Differences in traditional and web3/blockchain front end development

Differences in traditional and web3/blockchain front end development

Web3/Blockchain front end development differs from traditional/web2 front end development in certain ways. Here we will look at how they differ in interacting with the back end, and how they handle authentication.

In the traditional system, the front end interacts with a server. That server might have been written with NodeJS, Python, Go, PHP or any other suitable language. The back end would give some API endpoints to front end to call. In the front end, the developer could send CRUD requests, that are:

Create: POST requests to send new data to the server. Read: GET requests to retrieve data from the server. Update: PUT or PATCH requests to modify existing data on the server. Delete: DELETE requests to remove data from the server.

In web3/blockchain development, there is no centralized server, there's the blockchain... We can think of blockchain as a huuuuge server plus database. I'm sure there are many people who'd grill me for this oversimplicated definition of what a blockchain is, but whatever. In order to 'serve' your own code, called smart contracts in Ethereum, in the blockchain, you have to deploy it, and deployment costs real money (gas in Ethereum). Once the smart contracts are deployed, in order to interact with it, the front end can make read and write calls. No, no CRUD in here. No API endpoints, no axios. The idea is the same, but the method is just a bit different, that's all.
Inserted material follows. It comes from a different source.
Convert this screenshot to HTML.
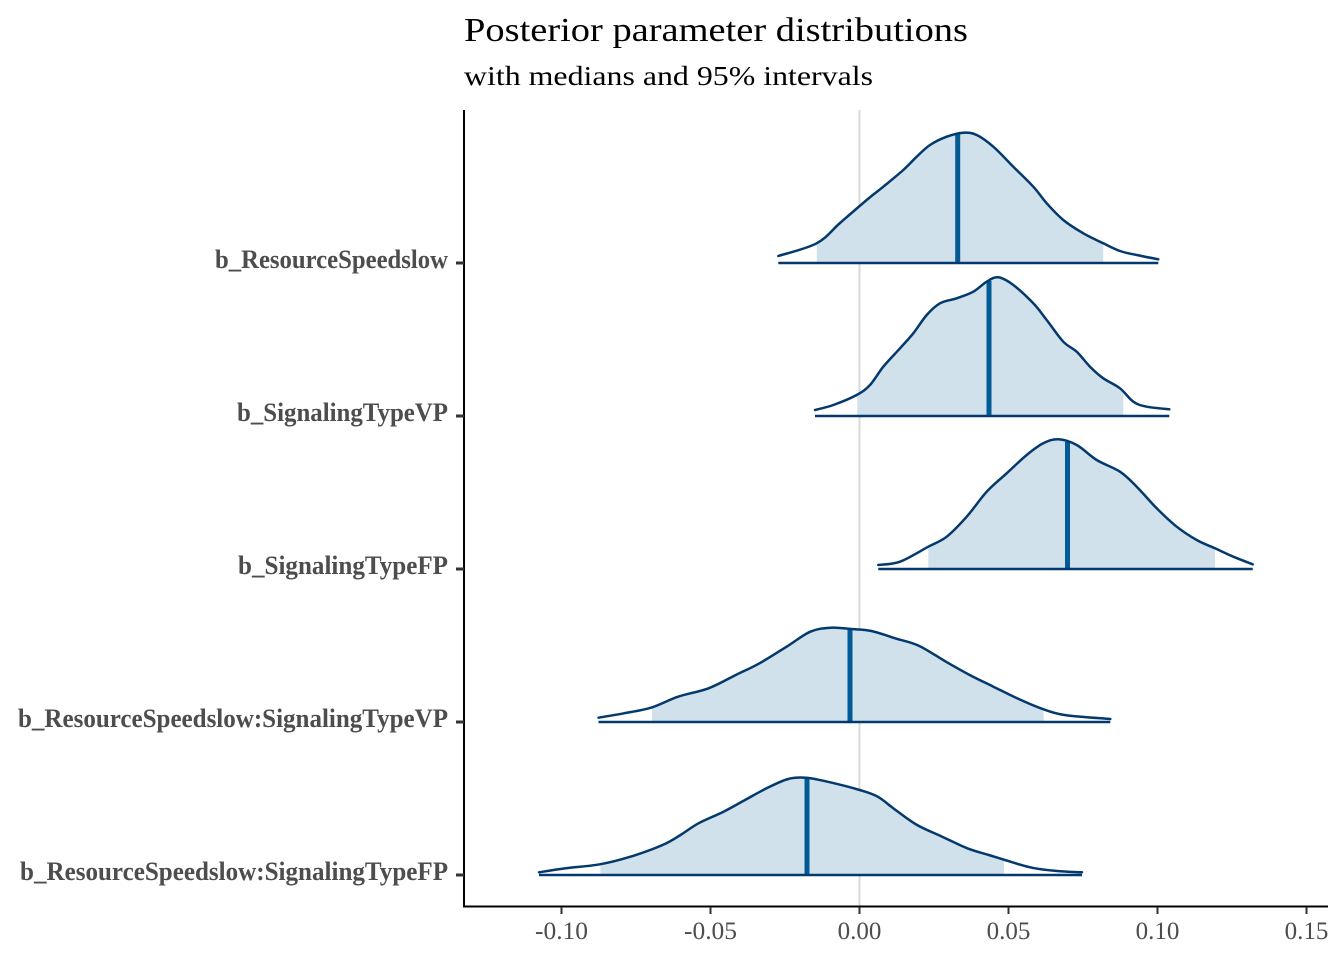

Read: Calls to the blockchain to retrieve data, typically using "call" methods which do not require a transaction or gas fees (free to call). For example, querying a smart contract to get data without altering the blockchain state.

Write: Transactions that modify the blockchain state, which involve sending data to the blockchain and usually require gas fees (costs real money). This can be adding new data, updating existing data, or executing functions that change the state of a smart contract.

In short, if you just want to peek, it's all okay. But if you want to change something in the blockchain, or send a POST or DELETE request in the traditional sense, you have to pay.

DIFFERENCES IN AUTHENTICATION

We all know how authentication works pretty much everywhere. You either give the system your email address, create a password, or you can create an account using your existing Google, Facebook, GitHub account etc. In any case, you need to create a new account for each and every different app.

In development, authentication for some reason is one of my least favorite things to work on. You can use session tokens, JWT, OAuth, use Firebase, just save the email and password in the database...

Web3 differs heavily in authentication. I personally love it. You have a wallet like Metamask, Coinbase Wallet etc., that is generally a browser extension. When you want to use a dApp (decentralized application), you just sign in with your wallet. No registration, no email, no passwords, nothing. Just your wallet. Say you want to leave the dApp, you didn't like it? You own your data, you can just leave. Imagine owning all of your Facebook photos, comments, posts, everything and when you leave Facebook, you can take all of them into Twitter, or LinkedIn. How convenient is this!

Web3 authentication is super smooth in development too, again in my opinion. There's little to do other then integrating the necessary providers.